■ Task brief:
Write out nothing but the lines from the first line of the entries below through the line with "plt.rcParams['mathtext.default'] = 'regular'"; no pictures go in.

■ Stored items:
::::

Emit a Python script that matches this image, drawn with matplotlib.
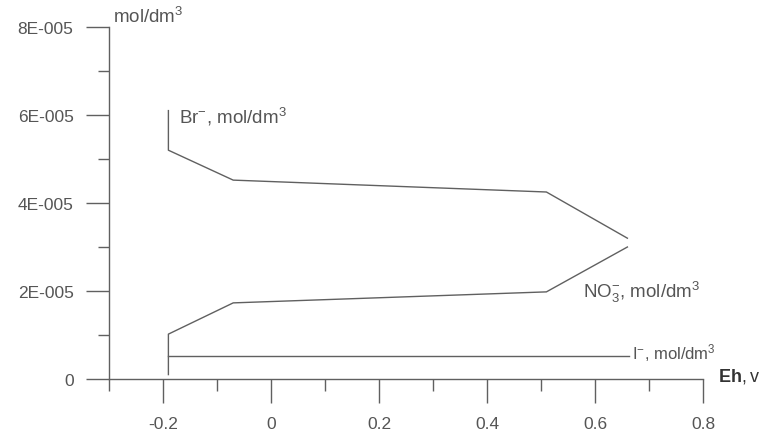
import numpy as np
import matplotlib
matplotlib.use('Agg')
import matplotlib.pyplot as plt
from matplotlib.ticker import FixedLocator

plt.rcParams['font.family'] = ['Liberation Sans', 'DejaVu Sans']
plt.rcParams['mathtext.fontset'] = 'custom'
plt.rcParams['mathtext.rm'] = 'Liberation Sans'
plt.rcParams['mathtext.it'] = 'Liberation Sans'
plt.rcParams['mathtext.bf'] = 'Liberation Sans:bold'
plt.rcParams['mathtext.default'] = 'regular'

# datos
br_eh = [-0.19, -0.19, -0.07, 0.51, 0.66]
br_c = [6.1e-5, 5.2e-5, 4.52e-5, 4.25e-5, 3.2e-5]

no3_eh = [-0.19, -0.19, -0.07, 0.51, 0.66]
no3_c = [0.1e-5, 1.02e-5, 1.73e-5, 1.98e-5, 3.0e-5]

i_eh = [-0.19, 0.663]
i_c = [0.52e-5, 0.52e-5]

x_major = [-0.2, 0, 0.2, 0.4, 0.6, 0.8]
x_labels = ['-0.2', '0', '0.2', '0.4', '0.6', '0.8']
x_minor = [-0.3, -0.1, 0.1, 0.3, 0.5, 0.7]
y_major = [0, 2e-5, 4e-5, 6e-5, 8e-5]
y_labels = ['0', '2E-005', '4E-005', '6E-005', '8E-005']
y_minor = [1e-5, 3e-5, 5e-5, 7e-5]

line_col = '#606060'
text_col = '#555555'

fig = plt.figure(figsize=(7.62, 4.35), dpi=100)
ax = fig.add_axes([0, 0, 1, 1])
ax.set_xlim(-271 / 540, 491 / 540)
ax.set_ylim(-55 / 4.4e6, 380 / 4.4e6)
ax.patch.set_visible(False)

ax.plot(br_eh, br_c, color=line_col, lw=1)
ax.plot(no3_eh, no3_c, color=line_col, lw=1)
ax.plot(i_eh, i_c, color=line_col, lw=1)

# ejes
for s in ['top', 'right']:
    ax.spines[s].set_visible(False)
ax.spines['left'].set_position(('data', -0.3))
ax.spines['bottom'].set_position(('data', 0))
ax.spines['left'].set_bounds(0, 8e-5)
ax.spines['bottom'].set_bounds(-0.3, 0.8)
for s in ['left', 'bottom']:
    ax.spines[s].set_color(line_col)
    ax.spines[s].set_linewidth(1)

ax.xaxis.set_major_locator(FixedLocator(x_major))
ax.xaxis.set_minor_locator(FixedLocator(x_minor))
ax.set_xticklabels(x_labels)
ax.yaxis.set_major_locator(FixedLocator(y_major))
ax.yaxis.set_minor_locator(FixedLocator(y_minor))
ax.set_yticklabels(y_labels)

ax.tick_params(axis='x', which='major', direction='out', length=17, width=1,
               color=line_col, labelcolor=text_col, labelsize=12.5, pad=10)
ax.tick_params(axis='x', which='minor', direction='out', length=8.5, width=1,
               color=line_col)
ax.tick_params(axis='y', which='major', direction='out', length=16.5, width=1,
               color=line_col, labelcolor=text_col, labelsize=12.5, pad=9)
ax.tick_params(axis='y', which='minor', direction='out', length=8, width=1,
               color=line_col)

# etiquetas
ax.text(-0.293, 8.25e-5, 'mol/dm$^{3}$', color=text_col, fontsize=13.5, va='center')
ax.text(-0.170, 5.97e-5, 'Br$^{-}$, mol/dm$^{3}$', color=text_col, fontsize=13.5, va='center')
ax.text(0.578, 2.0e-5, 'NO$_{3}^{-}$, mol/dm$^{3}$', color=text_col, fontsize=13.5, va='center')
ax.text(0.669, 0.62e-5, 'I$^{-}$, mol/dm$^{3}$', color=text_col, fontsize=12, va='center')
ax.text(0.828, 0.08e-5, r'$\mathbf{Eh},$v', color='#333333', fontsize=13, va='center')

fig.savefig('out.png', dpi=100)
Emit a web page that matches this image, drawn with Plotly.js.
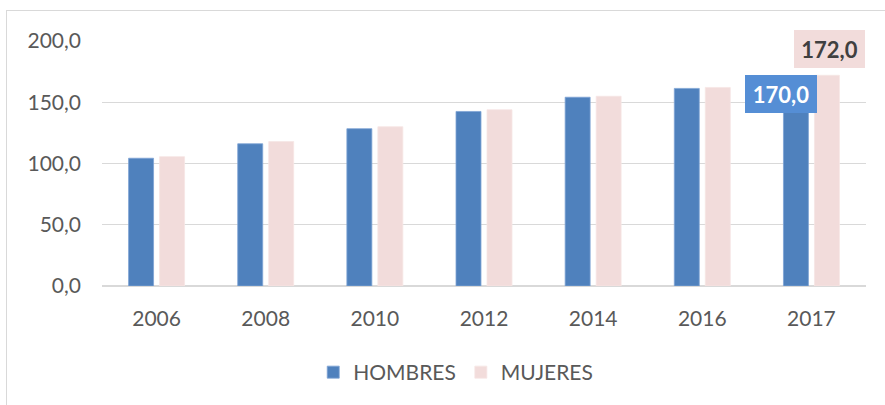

::::

■ Finished exercise:
Emit a Python script that matches this image, drawn with matplotlib.
import numpy as np
import matplotlib
matplotlib.use('Agg')
import matplotlib.pyplot as plt
from matplotlib.ticker import FixedLocator

plt.rcParams['font.family'] = ['Liberation Sans', 'DejaVu Sans']
plt.rcParams['mathtext.fontset'] = 'custom'
plt.rcParams['mathtext.rm'] = 'Liberation Sans'
plt.rcParams['mathtext.it'] = 'Liberation Sans'
plt.rcParams['mathtext.bf'] = 'Liberation Sans:bold'
plt.rcParams['mathtext.default'] = 'regular'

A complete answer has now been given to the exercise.